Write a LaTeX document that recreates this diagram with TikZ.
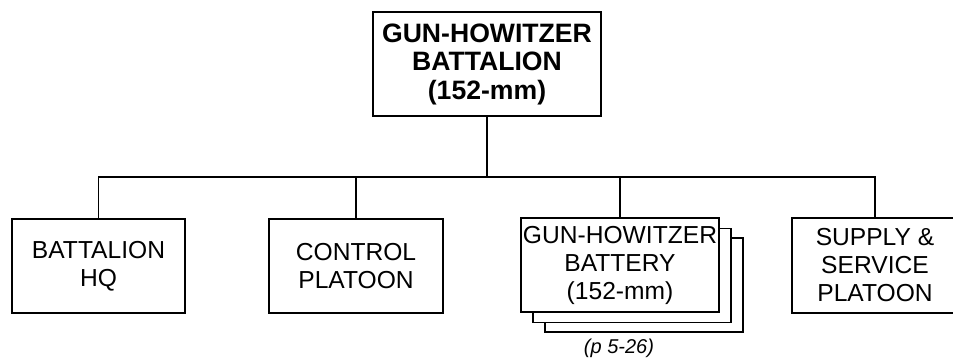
\documentclass[tikz,border=0pt]{standalone}
\usepackage{fontspec}
\setmainfont{Liberation Sans}
\begin{document}
\begin{tikzpicture}[x=1pt,y=1pt,
  box/.style={draw,line width=1.9pt,fill=white,align=center,inner sep=0pt,
    font=\fontsize{24.6}{28}\selectfont},
  topbox/.style={box,font=\fontsize{26.6}{28.5}\selectfont\bfseries},
  link/.style={line width=1.9pt}]
\useasboundingbox (0,0) rectangle (953,-362);
\clip (0,0) rectangle (953,-362);
\node[topbox,minimum width=228,minimum height=104] (top) at (487,-64)
  {GUN-HOWITZER\\BATTALION\\(152-mm)};
\node[box,minimum width=173,minimum height=94] (hq) at (98.5,-266)
  {BATTALION\\HQ};
\node[box,minimum width=174,minimum height=94] (ctrl) at (356,-266)
  {CONTROL\\PLATOON};
\node[box,minimum width=198,minimum height=94] (bat3) at (644,-285) {};
\node[box,minimum width=198,minimum height=94] (bat2) at (632,-275.5) {};
\node[box,minimum width=198,minimum height=94] (bat) at (620,-265)
  {GUN-HOWITZER\\BATTERY\\(152-mm)};
\node[box,minimum width=166,minimum height=95] (sup) at (875,-265.5)
  {SUPPLY \&\\SERVICE\\PLATOON};
\node[font=\fontsize{20}{24}\selectfont\itshape] (ref) at (619,-348) {(p 5-26)};
\coordinate (bus) at (0,-177);
\draw[link] (top.south) -- (top.south |- bus);
\draw[link] (hq.north) -- (hq.north |- bus) -| (sup.north);
\draw[link] (ctrl.north) -- (ctrl.north |- bus);
\draw[link] (bat.north) -- (bat.north |- bus);
\end{tikzpicture}
\end{document}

--------

• _Problem_: Print out the whole of the material word for word, without pictures.

• _Output of the exercise_:
Write a LaTeX document that recreates this diagram with TikZ.
\documentclass[tikz,border=0pt]{standalone}
\usepackage{fontspec}
\setmainfont{Liberation Sans}
\begin{document}
\begin{tikzpicture}[x=1pt,y=1pt,
  box/.style={draw,line width=1.9pt,fill=white,align=center,inner sep=0pt,
    font=\fontsize{24.6}{28}\selectfont},
  topbox/.style={box,font=\fontsize{26.6}{28.5}\selectfont\bfseries},
  link/.style={line width=1.9pt}]
\useasboundingbox (0,0) rectangle (953,-362);
\clip (0,0) rectangle (953,-362);
\node[topbox,minimum width=228,minimum height=104] (top) at (487,-64)
  {GUN-HOWITZER\\BATTALION\\(152-mm)};
\node[box,minimum width=173,minimum height=94] (hq) at (98.5,-266)
  {BATTALION\\HQ};
\node[box,minimum width=174,minimum height=94] (ctrl) at (356,-266)
  {CONTROL\\PLATOON};
\node[box,minimum width=198,minimum height=94] (bat3) at (644,-285) {};
\node[box,minimum width=198,minimum height=94] (bat2) at (632,-275.5) {};
\node[box,minimum width=198,minimum height=94] (bat) at (620,-265)
  {GUN-HOWITZER\\BATTERY\\(152-mm)};
\node[box,minimum width=166,minimum height=95] (sup) at (875,-265.5)
  {SUPPLY \&\\SERVICE\\PLATOON};
\node[font=\fontsize{20}{24}\selectfont\itshape] (ref) at (619,-348) {(p 5-26)};
\coordinate (bus) at (0,-177);
\draw[link] (top.south) -- (top.south |- bus);
\draw[link] (hq.north) -- (hq.north |- bus) -| (sup.north);
\draw[link] (ctrl.north) -- (ctrl.north |- bus);
\draw[link] (bat.north) -- (bat.north |- bus);
\end{tikzpicture}
\end{document}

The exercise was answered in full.